Well, nobody thought of it. And if somebody did, would anything have come of it? Probably not, not with
Here Comes a Hero
just crying out to be used.

Sheesh.

 

The storylines of Tanner's adventures, as you may have noticed, generally range somewhere between farfetched and absurd. Nevertheless, there's occasionally a grain of genuine grit at the core of Tanner's pearls.

And so it was with
Tanner's Virgin.

A friend of a friend came back from London with a story. It seems someone asked this rather shady character what had happened to a young woman of their acquaintance. “Well, what do you think happened?” snapped the shady character. “I sold her.
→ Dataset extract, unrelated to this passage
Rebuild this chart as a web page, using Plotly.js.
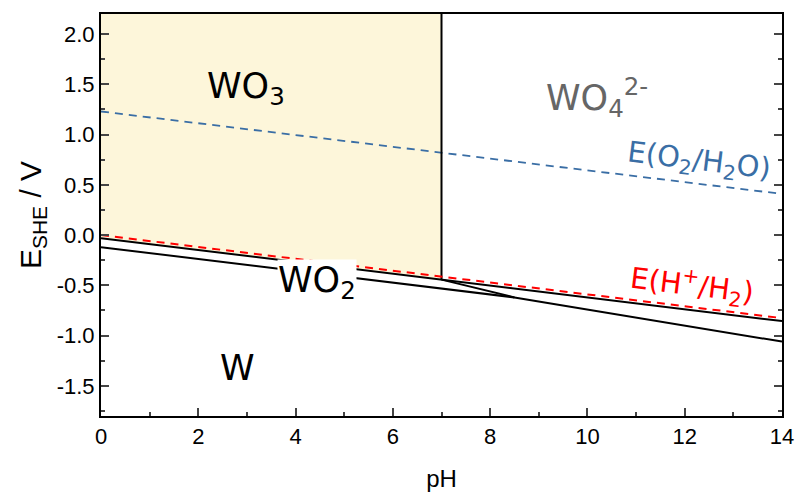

I told her that's what would happen, but she would insist on coming along, so I sold her.”

Sold her into white slavery, that is to say. In Afghanistan.

And, my source reported, it turned out that this was Mr. Shady's main source of income. He posed as a
travel agent, offering fully escorted women-only tours of Afghanistan at an irresistibly low price, and managing to screen out any applicants with close family ties or persons likely to keep tabs on them. Once he had a group of a dozen or so nubile and unattached young women on board, he promptly escorted them to Afghanistan, where he sold the lot of them for whatever the going rate may have been and left them to get on with their lives, or what remained thereof.
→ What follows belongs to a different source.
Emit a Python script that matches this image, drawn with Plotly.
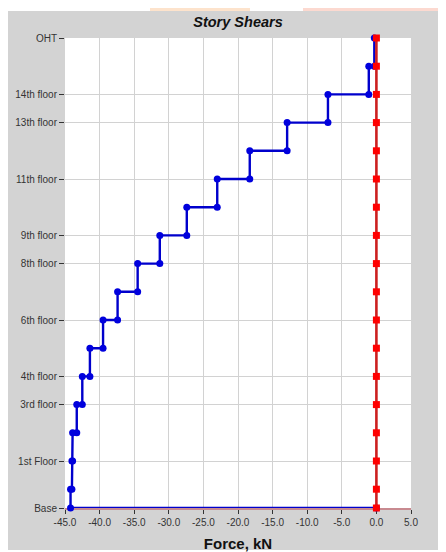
import plotly.graph_objects as go

# Story levels (bottom to top) and their elevations (m)
stories = ["Base", "Plinth", "1st Floor", "2nd floor", "3rd floor", "4th floor", "5th floor",
           "6th floor", "7th floor", "8th floor", "9th floor", "10th floor", "11th floor",
           "12th floor", "13th floor", "14th floor", "Roof", "OHT"]
elevations = [0, 2, 5, 8, 11, 14, 17, 20, 23, 26, 29, 32, 35, 38, 41, 44, 47, 50]
labeled = ["Base", "1st Floor", "3rd floor", "4th floor", "6th floor", "8th floor",
           "9th floor", "11th floor", "13th floor", "14th floor", "OHT"]

# Story shear of each story (story below each level, from Plinth up to OHT), kN
shear_x = [-44.2, -44.0, -43.9, -43.3, -42.5, -41.4, -39.5, -37.4, -34.5, -31.3,
           -27.4, -23.0, -18.3, -12.9, -7.0, -1.1, -0.3]
shear_y = [0.0] * len(elevations)

x_ticks = [-45, -40, -35, -30, -25, -20, -15, -10, -5, 0, 5]
x_ticktext = ["-45.0", "-40.0", "-35.0", "-30.0", "-25.0", "-20.0", "-15.0",
              "-10.0", "-5.0", "0.0", "5.0"]

# Build the step path for the X-direction shear (top to bottom)
bx, by = [], []
for i in range(len(shear_x) - 1, -1, -1):
    v = shear_x[i]
    bx += [v, v]
    by += [elevations[i + 1], elevations[i]]
bx.append(0.0)
by.append(elevations[0])

W, H = 438, 544
L, R, T, B = 57, 35, 30, 44
PW, PH = W - L - R, H - T - B


def px(xpix):
    return (xpix - L) / PW


def py(ypix):
    return (H - B - ypix) / PH


fig = go.Figure()

fig.add_trace(go.Scatter(
    x=bx, y=by, mode="lines+markers",
    line=dict(color="#0000cc", width=2.4),
    marker=dict(color="#0000dd", size=7, symbol="circle"),
    cliponaxis=False, showlegend=False))

fig.add_trace(go.Scatter(
    x=shear_y, y=elevations, mode="lines+markers",
    line=dict(color="#cc2020", width=2.6),
    marker=dict(color="#ff0000", size=7, symbol="square"),
    cliponaxis=False, showlegend=False))

tickvals = [elevations[stories.index(s)] for s in labeled]

shapes = [
    # page strip above the gray panel, with watermark-like patches
    dict(type="rect", xref="paper", yref="paper", x0=px(-5), x1=px(W + 5), y0=py(3), y1=py(-5),
         fillcolor="#ffffff", line_width=0, layer="below"),
    dict(type="rect", xref="paper", yref="paper", x0=px(142), x1=px(242), y0=py(3), y1=py(-5),
         fillcolor="#fde3cc", line_width=0, layer="below"),
    dict(type="rect", xref="paper", yref="paper", x0=px(295), x1=px(W + 5), y0=py(3), y1=py(-5),
         fillcolor="#fcd9d0", line_width=0, layer="below"),
    dict(type="rect", xref="paper", yref="paper", x0=px(436), x1=px(W + 5), y0=py(H + 5), y1=py(-5),
         fillcolor="#ffffff", line_width=0, layer="below"),
    dict(type="rect", xref="paper", yref="paper", x0=px(-5), x1=px(W + 5), y0=py(H + 5), y1=py(542),
         fillcolor="#ffffff", line_width=0, layer="below"),
]

fig.update_layout(
    width=W, height=H,
    margin=dict(l=L, r=R, t=T, b=B, autoexpand=False),
    paper_bgcolor="#d3d3d3", plot_bgcolor="#ffffff",
    font=dict(family="Liberation Sans, Arial, sans-serif", color="#222222"),
    title=dict(text="<b><i>Story Shears</i></b>", x=0.5, xref="paper", xanchor="center",
               y=1 - 14 / H, yanchor="middle", font=dict(size=14.5, color="#111111")),
    shapes=shapes,
    xaxis=dict(range=[-45, 5], tickmode="array", tickvals=x_ticks, ticktext=x_ticktext,
               showgrid=True, gridcolor="#d2d2d2", gridwidth=1, zeroline=False,
               ticks="outside", ticklen=4, tickcolor="#333333",
               tickfont=dict(size=10, color="#333333"),
               showline=True, linecolor="#c88a90", linewidth=2, layer="below traces",
               title=dict(text="<b>Force, kN</b>", font=dict(size=15, color="#111111"),
                          standoff=16)),
    yaxis=dict(range=[0, 50], tickmode="array", tickvals=tickvals, ticktext=labeled,
               showgrid=True, gridcolor="#d2d2d2", gridwidth=1, zeroline=False,
               ticks="outside", ticklen=5, tickcolor="#333333",
               tickfont=dict(size=10, color="#333333"), showline=False),
)

fig.write_html("out.html")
“Not a nice person,” said the friend of a friend.

 

So Afghanistan was more or less handed to me. That was a couple of wars ago, and what I knew about the country you could put in a silk ear. Or a sow's purse. Or, less metaphorically, in the
Encyclopedia Britannica,
which is where I did what I had the temerity to call my research.

Back then, all I knew about Afghanistan was that it was a hippie destination, because it didn't cost much to live there. (It was even cheaper if you'd been sold into white slavery.) I knew about the hippies, and I knew about the coats that some of them (not the ones sold into white slavery) were bringing back, very attractive sheepskin garments with colorful embroidery. And I figured they must have at least one 1955 Chevy there.

Well, that was then and this is now. These days, if you want a 1955 Chevy, you'll have to go to Havana.